(DATA SEGMENT)
** BEGIN **
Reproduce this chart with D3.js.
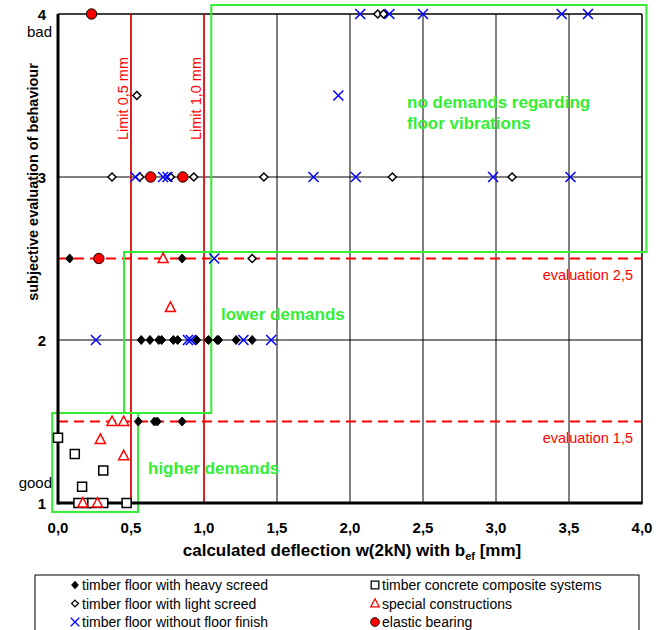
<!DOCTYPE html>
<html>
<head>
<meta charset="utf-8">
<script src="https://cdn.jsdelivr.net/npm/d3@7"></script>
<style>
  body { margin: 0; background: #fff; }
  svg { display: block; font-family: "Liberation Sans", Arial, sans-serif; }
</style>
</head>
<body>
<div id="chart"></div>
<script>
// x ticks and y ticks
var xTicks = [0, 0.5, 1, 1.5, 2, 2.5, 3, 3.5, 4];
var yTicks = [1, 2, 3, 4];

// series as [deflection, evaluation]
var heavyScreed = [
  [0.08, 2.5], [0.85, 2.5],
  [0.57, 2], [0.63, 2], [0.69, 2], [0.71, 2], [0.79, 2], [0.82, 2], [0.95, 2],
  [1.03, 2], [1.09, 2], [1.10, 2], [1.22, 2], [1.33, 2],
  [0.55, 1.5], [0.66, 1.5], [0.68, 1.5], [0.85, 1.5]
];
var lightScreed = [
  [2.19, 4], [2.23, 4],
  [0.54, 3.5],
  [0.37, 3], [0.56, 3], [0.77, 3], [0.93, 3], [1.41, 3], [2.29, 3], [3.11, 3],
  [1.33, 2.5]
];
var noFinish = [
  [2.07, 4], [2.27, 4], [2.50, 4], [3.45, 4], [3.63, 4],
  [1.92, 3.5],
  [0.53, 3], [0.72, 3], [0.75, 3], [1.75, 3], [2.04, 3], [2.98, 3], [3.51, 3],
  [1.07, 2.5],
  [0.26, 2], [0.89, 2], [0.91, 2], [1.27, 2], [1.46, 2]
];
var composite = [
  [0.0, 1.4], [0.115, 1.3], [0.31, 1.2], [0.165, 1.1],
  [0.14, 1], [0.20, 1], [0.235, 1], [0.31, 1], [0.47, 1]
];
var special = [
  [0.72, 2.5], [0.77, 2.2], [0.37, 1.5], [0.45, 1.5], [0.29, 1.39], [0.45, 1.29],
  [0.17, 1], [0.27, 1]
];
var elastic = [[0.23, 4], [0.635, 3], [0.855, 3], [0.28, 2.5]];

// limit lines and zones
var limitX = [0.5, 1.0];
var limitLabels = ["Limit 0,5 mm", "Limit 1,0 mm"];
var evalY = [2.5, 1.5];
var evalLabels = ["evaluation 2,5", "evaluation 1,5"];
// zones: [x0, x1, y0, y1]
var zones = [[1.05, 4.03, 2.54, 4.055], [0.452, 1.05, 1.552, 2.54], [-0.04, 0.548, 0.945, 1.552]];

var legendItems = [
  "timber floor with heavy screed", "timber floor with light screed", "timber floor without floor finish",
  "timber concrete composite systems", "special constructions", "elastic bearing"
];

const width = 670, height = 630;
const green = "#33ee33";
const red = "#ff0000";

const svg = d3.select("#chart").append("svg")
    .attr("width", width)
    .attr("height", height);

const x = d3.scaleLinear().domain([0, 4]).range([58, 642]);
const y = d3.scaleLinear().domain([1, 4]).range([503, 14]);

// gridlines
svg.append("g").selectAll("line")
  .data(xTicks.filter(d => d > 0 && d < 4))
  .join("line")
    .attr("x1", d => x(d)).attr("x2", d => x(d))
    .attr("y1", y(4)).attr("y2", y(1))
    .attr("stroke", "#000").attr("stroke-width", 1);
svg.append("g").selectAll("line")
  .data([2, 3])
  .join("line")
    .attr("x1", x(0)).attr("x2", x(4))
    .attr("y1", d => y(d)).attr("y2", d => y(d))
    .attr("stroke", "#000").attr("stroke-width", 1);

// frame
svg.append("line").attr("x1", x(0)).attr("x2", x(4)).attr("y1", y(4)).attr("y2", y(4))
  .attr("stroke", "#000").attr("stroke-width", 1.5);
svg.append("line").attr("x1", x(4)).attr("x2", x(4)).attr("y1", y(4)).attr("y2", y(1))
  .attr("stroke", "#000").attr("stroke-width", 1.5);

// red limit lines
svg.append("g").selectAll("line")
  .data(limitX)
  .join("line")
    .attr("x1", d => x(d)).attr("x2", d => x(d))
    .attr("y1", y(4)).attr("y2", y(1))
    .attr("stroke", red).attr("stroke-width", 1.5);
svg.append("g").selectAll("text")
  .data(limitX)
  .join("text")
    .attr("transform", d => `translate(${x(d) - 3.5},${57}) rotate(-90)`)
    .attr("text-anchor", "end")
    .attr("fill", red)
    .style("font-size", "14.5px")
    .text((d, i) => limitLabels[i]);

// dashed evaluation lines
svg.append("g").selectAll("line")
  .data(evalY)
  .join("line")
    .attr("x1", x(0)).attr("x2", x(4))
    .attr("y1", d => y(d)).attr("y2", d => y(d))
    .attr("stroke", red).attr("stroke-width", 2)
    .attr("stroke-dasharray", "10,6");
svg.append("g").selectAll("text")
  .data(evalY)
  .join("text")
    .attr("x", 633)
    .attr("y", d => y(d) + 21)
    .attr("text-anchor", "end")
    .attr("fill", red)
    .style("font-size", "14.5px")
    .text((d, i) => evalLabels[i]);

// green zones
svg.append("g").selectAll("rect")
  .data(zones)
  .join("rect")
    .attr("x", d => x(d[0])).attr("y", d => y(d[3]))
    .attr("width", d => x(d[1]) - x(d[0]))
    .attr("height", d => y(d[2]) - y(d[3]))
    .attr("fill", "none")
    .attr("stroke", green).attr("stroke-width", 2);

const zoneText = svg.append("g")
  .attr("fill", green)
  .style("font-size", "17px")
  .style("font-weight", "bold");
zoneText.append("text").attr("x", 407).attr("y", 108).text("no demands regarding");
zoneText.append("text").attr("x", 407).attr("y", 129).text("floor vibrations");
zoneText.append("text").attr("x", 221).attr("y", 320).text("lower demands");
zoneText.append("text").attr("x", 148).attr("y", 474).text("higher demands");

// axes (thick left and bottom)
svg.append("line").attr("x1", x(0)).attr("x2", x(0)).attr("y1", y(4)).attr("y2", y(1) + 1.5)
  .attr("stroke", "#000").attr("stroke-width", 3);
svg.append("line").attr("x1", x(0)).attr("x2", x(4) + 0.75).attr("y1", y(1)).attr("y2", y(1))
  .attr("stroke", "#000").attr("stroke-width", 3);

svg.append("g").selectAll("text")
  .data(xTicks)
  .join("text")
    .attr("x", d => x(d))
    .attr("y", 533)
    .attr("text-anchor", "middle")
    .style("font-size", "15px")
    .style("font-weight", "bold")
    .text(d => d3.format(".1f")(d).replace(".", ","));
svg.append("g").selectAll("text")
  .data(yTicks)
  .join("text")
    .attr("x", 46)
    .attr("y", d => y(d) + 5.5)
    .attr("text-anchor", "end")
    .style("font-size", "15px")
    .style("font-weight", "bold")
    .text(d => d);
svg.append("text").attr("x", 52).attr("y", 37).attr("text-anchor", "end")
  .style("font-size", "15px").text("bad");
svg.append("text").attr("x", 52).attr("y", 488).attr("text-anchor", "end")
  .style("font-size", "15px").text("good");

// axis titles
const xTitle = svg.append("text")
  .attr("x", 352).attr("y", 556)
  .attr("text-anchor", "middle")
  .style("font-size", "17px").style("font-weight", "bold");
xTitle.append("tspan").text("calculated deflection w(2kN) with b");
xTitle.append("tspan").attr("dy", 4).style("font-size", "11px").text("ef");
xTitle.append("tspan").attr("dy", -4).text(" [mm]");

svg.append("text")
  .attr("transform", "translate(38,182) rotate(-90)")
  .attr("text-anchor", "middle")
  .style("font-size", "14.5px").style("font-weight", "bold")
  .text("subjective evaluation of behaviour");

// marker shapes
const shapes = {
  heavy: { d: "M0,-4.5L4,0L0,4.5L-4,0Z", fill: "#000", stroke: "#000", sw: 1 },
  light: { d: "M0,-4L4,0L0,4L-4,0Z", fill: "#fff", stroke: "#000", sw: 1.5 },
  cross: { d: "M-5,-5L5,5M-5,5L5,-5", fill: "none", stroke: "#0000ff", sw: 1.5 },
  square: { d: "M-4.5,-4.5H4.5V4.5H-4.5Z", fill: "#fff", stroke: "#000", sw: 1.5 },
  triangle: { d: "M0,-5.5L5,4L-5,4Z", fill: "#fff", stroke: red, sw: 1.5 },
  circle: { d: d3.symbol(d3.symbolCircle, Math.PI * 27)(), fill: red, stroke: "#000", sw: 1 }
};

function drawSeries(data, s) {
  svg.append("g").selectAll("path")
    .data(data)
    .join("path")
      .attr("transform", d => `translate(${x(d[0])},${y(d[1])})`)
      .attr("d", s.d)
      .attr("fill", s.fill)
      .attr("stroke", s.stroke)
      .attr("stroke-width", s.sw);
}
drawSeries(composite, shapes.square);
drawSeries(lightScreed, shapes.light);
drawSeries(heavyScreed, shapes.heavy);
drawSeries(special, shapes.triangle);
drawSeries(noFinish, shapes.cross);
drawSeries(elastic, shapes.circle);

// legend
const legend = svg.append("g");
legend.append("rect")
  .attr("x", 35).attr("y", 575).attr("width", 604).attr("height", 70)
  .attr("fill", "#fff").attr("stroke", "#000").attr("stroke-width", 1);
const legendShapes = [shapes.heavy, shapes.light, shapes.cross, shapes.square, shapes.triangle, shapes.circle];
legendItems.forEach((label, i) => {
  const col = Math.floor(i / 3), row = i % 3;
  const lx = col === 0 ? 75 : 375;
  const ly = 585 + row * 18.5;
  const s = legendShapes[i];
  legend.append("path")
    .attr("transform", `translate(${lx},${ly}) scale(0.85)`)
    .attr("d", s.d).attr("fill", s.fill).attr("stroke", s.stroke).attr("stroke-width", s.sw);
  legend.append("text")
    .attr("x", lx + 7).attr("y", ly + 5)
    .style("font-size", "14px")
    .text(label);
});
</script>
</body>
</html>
** END **
(STATED PROBLEM) Write out each line of the listing above, exactly, from its first line to the line holding "var yTicks = [1, 2, 3, 4];", inclusive. Skip the pictures.

(SOLUTION TO THIS TASK)
Reproduce this chart with D3.js.
<!DOCTYPE html>
<html>
<head>
<meta charset="utf-8">
<script src="https://cdn.jsdelivr.net/npm/d3@7"></script>
<style>
  body { margin: 0; background: #fff; }
  svg { display: block; font-family: "Liberation Sans", Arial, sans-serif; }
</style>
</head>
<body>
<div id="chart"></div>
<script>
// x ticks and y ticks
var xTicks = [0, 0.5, 1, 1.5, 2, 2.5, 3, 3.5, 4];
var yTicks = [1, 2, 3, 4];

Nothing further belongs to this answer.